Marie Rogissart — Wikipédia

Marie Catherine Rogissart est née le 12 mai 1841 à Neufmanil (Ardennes) et morte le 7 août 1929 à Nouméa (Nouvelle-Calédonie). Ayant gagné la capitale, elle devient en 1871 une insurgée de la Commune de Paris dans le 12e arrondissement de Paris. Elle est membre du club Éloi et porte-drapeau du bataillon des femmes. Arrêtée, et déportée en Nouvelle-Calédonie, elle choisit d’y rester après sa peine. En 1929, elle est sur l’île la dernière survivante des déportés politiques de la Commune.

Biographie[modifier | modifier le code]

Exode à Paris[modifier | modifier le code]

Marie Catherine Rogissart est née en 1841 à Neufmanil[1] dans une famille de cloutiers de cette commune située à quelques kilomètres de la frontière belge, entourée de forêts et de prairies. Des quatre filles du couple Jacques Rémi Rogissart et Marguerite Dominé, ses parents, Marie Catherine est la seule qui parvienne à l'âge adulte. La jeune femme quitte Neufmanil pour Paris et s'installe dès 1861[2] comme couturière à Belleville, commune annexée à la capitale depuis peu. Elle y est célibataire, puis vit en concubinage dans le 11e arrondissement avec un certain Touchet[3] au 161 faubourg Saint-Antoine[4],[5].

Le siège de Paris et la Commune[modifier | modifier le code]

Survient la guerre de 1870, l'effondrement du Second Empire et un siège de Paris éprouvant, marqué notamment par des manques de vivre. Des habitants de l’Est de Paris participent à un premier soulèvement le 31 octobre 1870. L'hôtel de ville est envahi, la nomination d'un gouvernement révolutionnaire est réclamée. Mais les divisions entre les meneurs font échouer ce mouvement. Le 7 novembre suivant se tiennent les élections de conseils municipaux et des candidats d'extrême-gauche sont élus, notamment dans les 11e et 20e arrondissements. À partir du 5 janvier, les canons prussiens bombardent la capitale. La population est terrorisée et ulcérée. L'armistice est signé le 28 janvier 1871. Le 8 février, les élections législatives nationales voient le succès des conservateurs et des monarchistes. Conscient du risque de débordement social dans Paris, Adolphe Thiers transfère la nouvelle assemblée à Versailles. Le nouveau gouvernement décrète aussi la fin du moratoire sur le paiement des loyers, moratoire mis en place pour le temps de la guerre.

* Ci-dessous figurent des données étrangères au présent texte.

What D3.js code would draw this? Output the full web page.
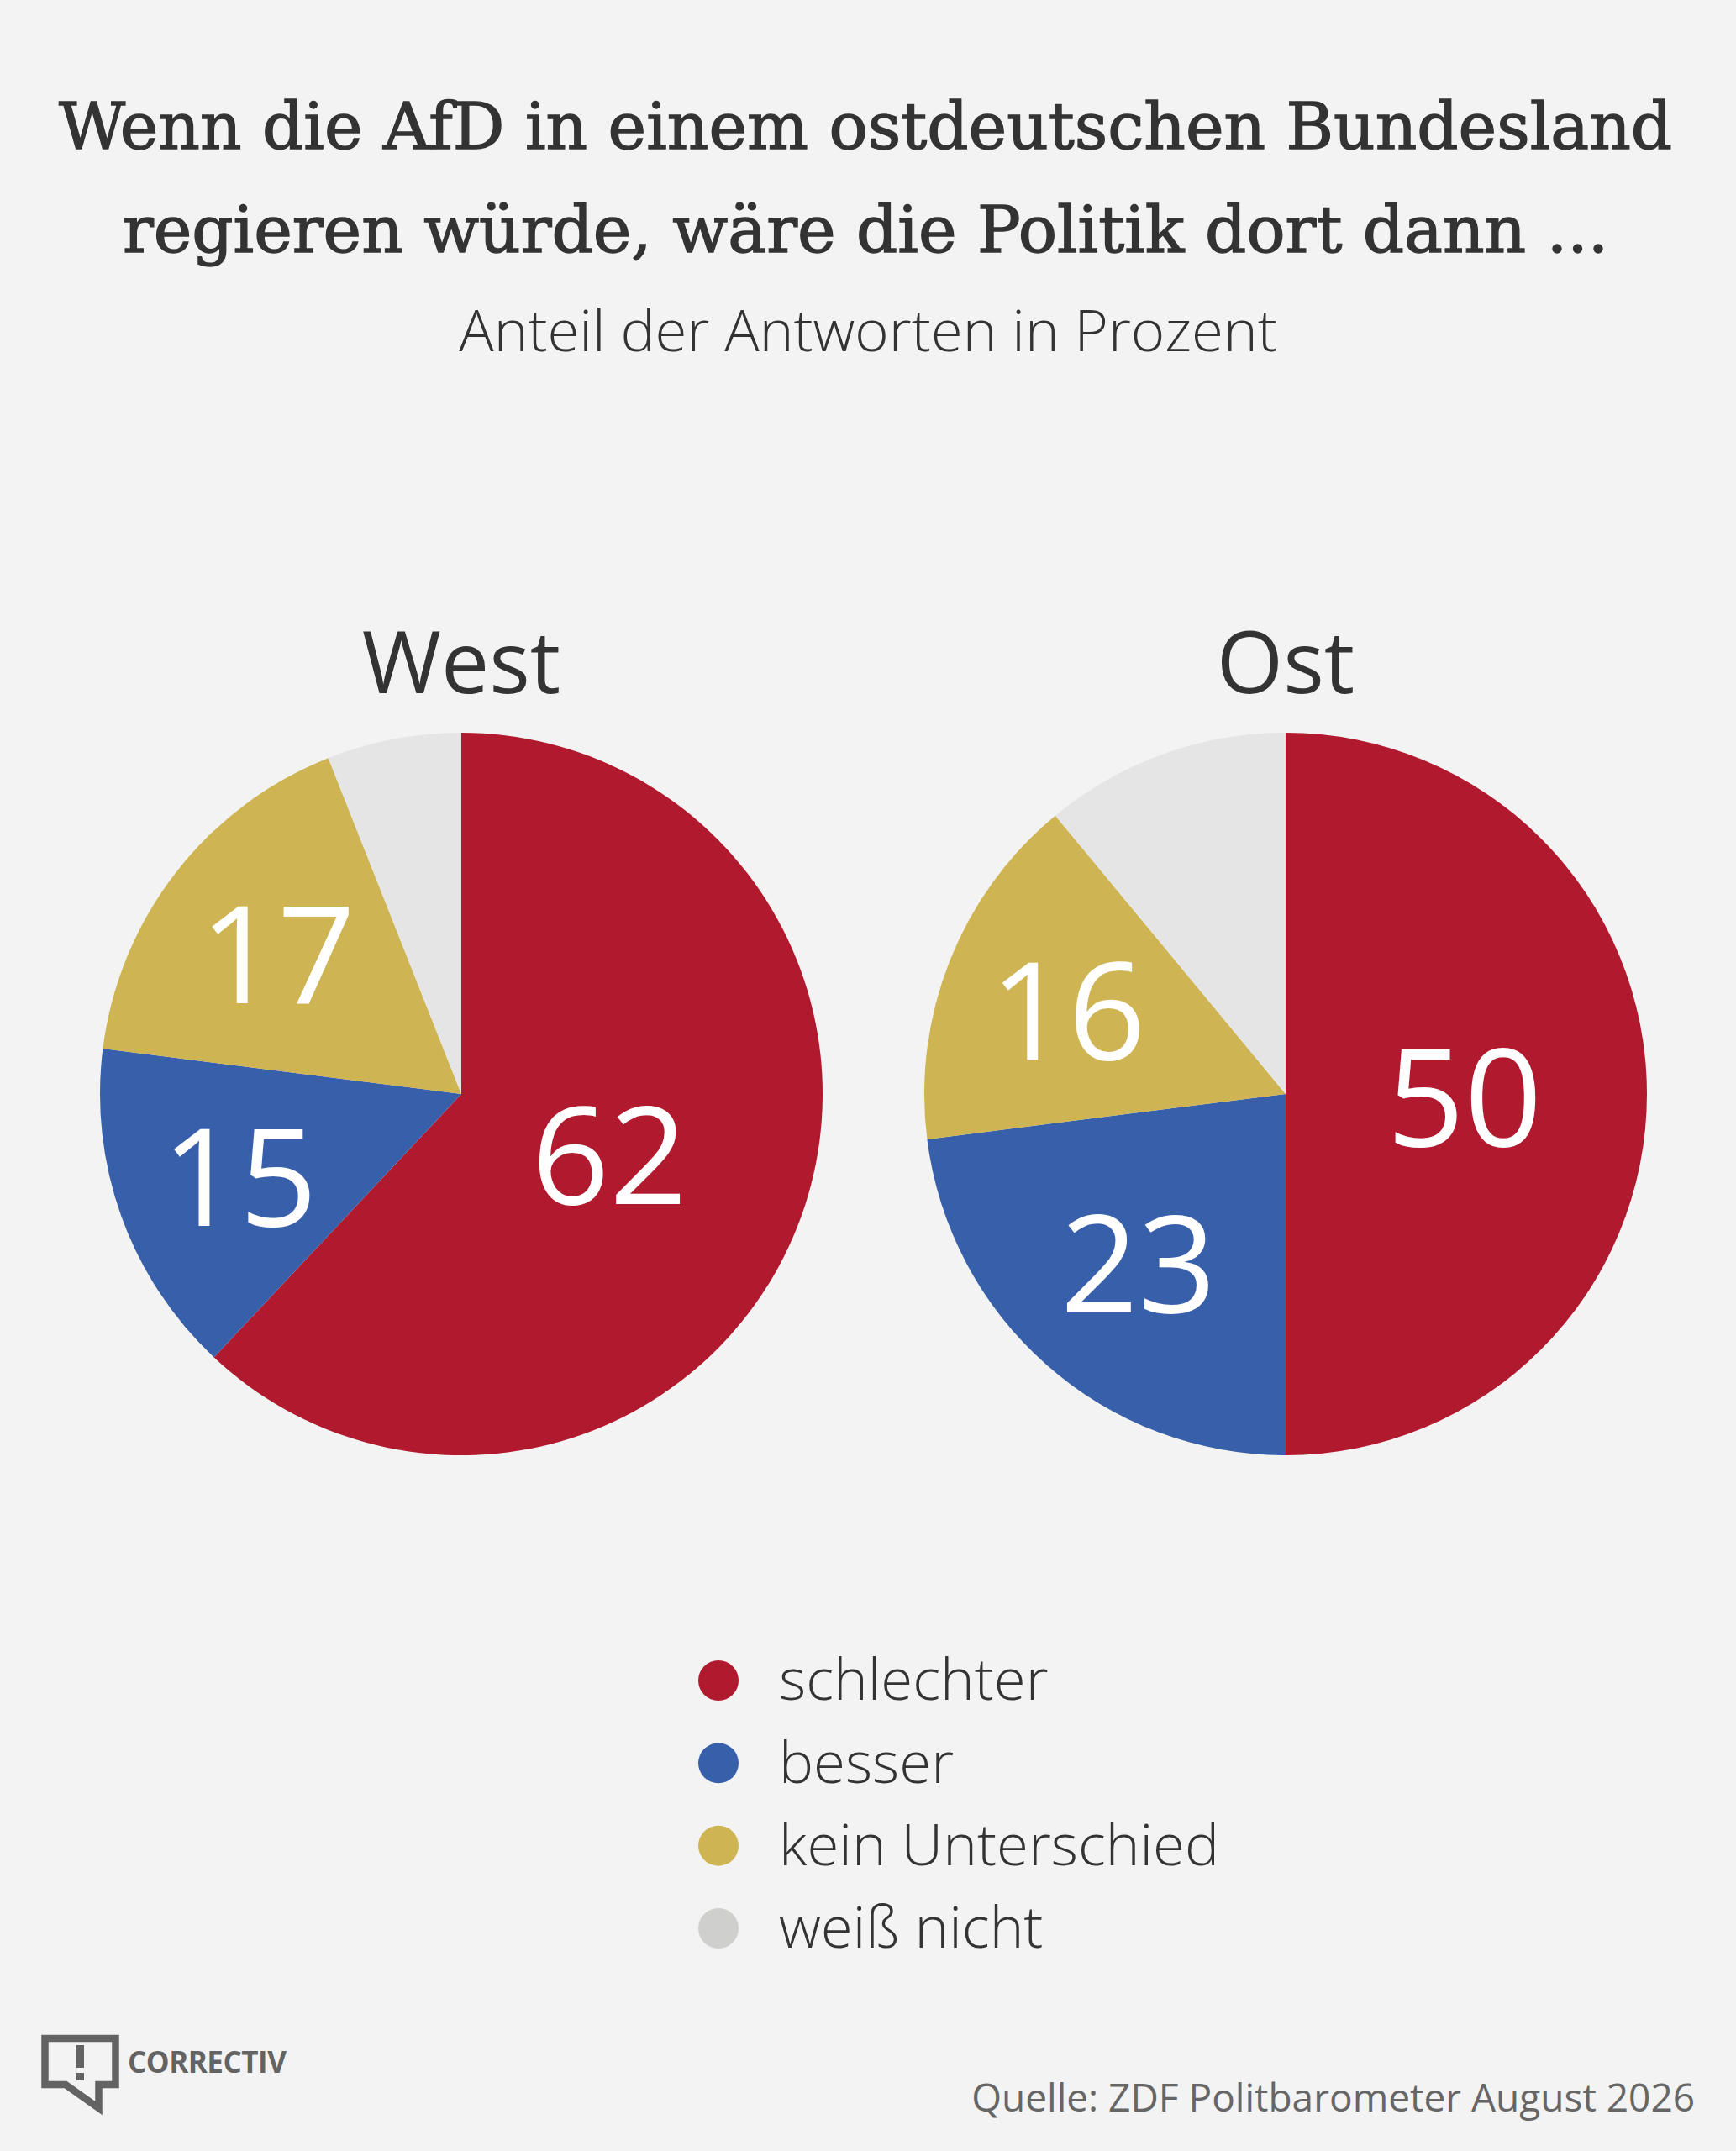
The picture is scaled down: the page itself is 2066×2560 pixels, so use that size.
<!DOCTYPE html>
<html lang="de">
<head>
<meta charset="UTF-8">
<title>AfD Umfrage West Ost</title>
<script src="https://cdn.jsdelivr.net/npm/d3@7"></script>
<style>
  html, body { margin: 0; padding: 0; background: #f3f3f3; }
  svg { display: block; }
</style>
</head>
<body>
<div id="chart"></div>
<script>
// Daten
var categories = ["schlechter", "besser", "kein Unterschied", "weiß nicht"];
var regions = ["West", "Ost"];
var westValues = [62, 15, 17, 6];
var ostValues = [50, 23, 16, 11];
var showLabel = [true, true, true, false];
var sliceColors = ["#b11a2e", "#3860aa", "#ceb452", "#e5e5e5"];
var legendColors = ["#b11a2e", "#3860aa", "#ceb452", "#cfcfcd"];

var width = 2066, height = 2560;
var sansFont = "'Open Sans', 'Noto Sans', sans-serif";

var svg = d3.select("#chart").append("svg")
    .attr("width", width)
    .attr("height", height);

svg.append("rect").attr("width", width).attr("height", height).attr("fill", "#f3f3f3");

// Titel
var title = svg.append("text")
    .attr("text-anchor", "middle")
    .attr("font-family", "'DejaVu Serif', serif")
    .attr("font-size", 77)
    .attr("fill", "#333")
    .attr("stroke", "#333")
    .attr("stroke-width", 1.4);
title.append("tspan").attr("x", 1030).attr("y", 177).text("Wenn die AfD in einem ostdeutschen Bundesland");
title.append("tspan").attr("x", 1030).attr("y", 300).text("regieren würde, wäre die Politik dort dann ...");

svg.append("text")
    .attr("x", 1033).attr("y", 418)
    .attr("text-anchor", "middle")
    .attr("font-family", sansFont)
    .attr("font-weight", 300)
    .attr("font-size", 69)
    .attr("fill", "#333")
    .text("Anteil der Antworten in Prozent");

// Kreise
var radius = 430;
var centerX = d3.scalePoint().domain(regions).range([549, 1530]);
var centerY = 1302;

var pie = d3.pie().sort(null).value(function(d) { return d.value; });
var arc = d3.arc().innerRadius(0).outerRadius(radius);

var pieData = [
  { region: "West", values: westValues },
  { region: "Ost", values: ostValues }
];

pieData.forEach(function(p) {
  var rows = categories.map(function(c, i) { return { cat: c, idx: i, value: p.values[i] }; });
  var total = d3.sum(rows, function(d) { return d.value; });
  var g = svg.append("g")
      .attr("transform", "translate(" + centerX(p.region) + "," + centerY + ")");

  g.append("text")
      .attr("x", 0).attr("y", -477)
      .attr("text-anchor", "middle")
      .attr("font-family", sansFont)
      .attr("font-size", 102)
      .attr("fill", "#333")
      .text(p.region);

  var arcs = pie(rows);
  g.selectAll("path.slice")
    .data(arcs)
    .enter().append("path")
      .attr("class", "slice")
      .attr("d", arc)
      .attr("fill", function(d) { return sliceColors[d.data.idx]; });

  g.selectAll("text.val")
    .data(arcs.filter(function(d) { return showLabel[d.data.idx]; }))
    .enter().append("text")
      .attr("class", "val")
      .attr("transform", function(d) {
        var frac = d.data.value / total;
        var lr = radius * (0.72 - 0.45 * frac);
        var c = d3.arc().innerRadius(lr).outerRadius(lr).centroid(d);
        return "translate(" + c[0] + "," + c[1] + ")";
      })
      .attr("text-anchor", "middle")
      .attr("dy", "0.38em")
      .attr("font-family", sansFont)
      .attr("font-size", 162)
      .attr("fill", "#fff")
      .text(function(d) { return d.data.value; });
});

// Legende
var legendY = d3.scalePoint().domain(categories).range([2000, 2295]);
var legend = svg.append("g");
var items = legend.selectAll("g")
  .data(categories)
  .enter().append("g")
    .attr("transform", function(d) { return "translate(855," + legendY(d) + ")"; });
items.append("circle")
    .attr("r", 24)
    .attr("fill", function(d, i) { return legendColors[i]; });
items.append("text")
    .attr("x", 72)
    .attr("dy", "0.34em")
    .attr("font-family", sansFont)
    .attr("font-weight", 300)
    .attr("font-size", 69)
    .attr("fill", "#333")
    .text(function(d) { return d; });

// Quelle
svg.append("text")
    .attr("x", 2017).attr("y", 2513)
    .attr("text-anchor", "end")
    .attr("font-family", sansFont)
    .attr("font-size", 46)
    .attr("fill", "#666")
    .text("Quelle: ZDF Politbarometer August 2026");

// Logo
var logo = svg.append("g").attr("fill", "#636363");
logo.append("path")
    .attr("fill", "none")
    .attr("stroke", "#636363")
    .attr("stroke-width", 8.5)
    .attr("d", "M53.5,2426 H137.5 V2481 H117.5 V2509 L78,2481 H53.5 Z");
logo.append("rect").attr("x", 91).attr("y", 2434).attr("width", 9).attr("height", 27);
logo.append("rect").attr("x", 91).attr("y", 2467).attr("width", 9).attr("height", 9);
logo.append("text")
    .attr("x", 152).attr("y", 2467)
    .attr("font-family", sansFont)
    .attr("font-weight", 700)
    .attr("font-size", 35)
    .attr("letter-spacing", -0.5)
    .attr("fill", "#636363")
    .text("CORRECTIV");
</script>
</body>
</html>
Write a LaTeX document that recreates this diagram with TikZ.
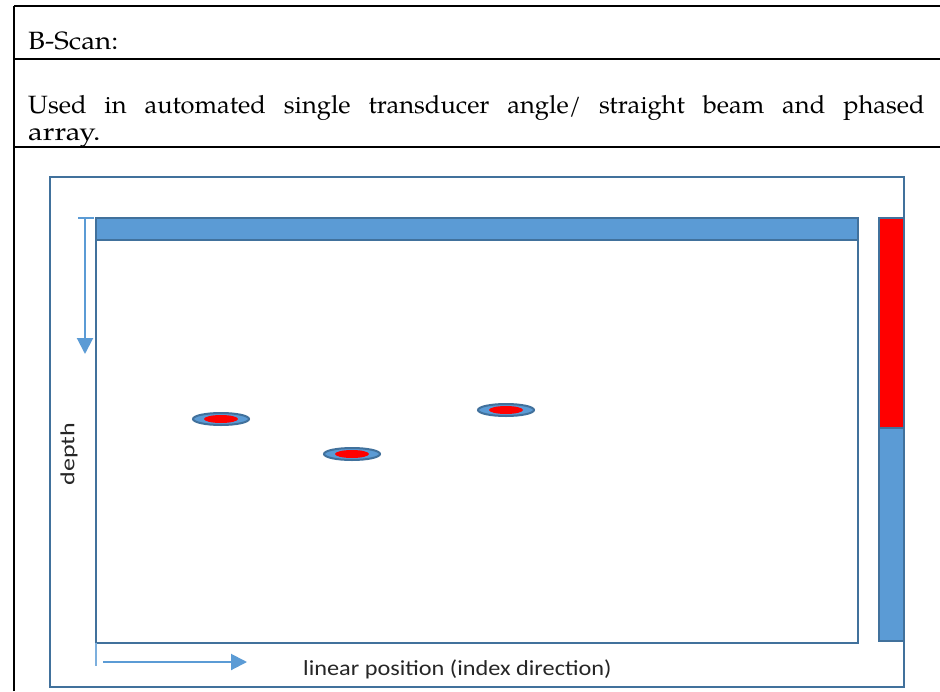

Le 18 mars 1871, c'est une nouvelle insurrection dans les quartiers est parisiens. La Commune de Paris commence. Le 29 mars 1871, le conseil de la Commune décrète que les loyers dus depuis le moratoire du 13 août 1870, sont annulés. Des mouvements féminins se constituent, telle, le 11 avril 1871, l'Union des femmes pour la défense de Paris et les soins aux blessés conduite par Élisabeth Dmitrieff, et Nathalie Lemel. Les femmes réclament le droit au travail et l'égalité des salaires. Marie Catherine Rogissart participe à ces mouvements à partir de ce mois d'avril 1871[2], et en mai, prend une part active aux réunions du club Éloi[6], un club se réunissant dans l'église Saint-Éloi du 12e arrondissement[note 1] et intègre son bataillon des femmes, groupe armé chassant les réfractaires. Elle a la parole facile et devient porte-drapeau. Elle participe à la recherche d'otages ainsi qu'à la chasse aux réfractaires (tout Parisien a l'obligation de rejoindre la garde nationale).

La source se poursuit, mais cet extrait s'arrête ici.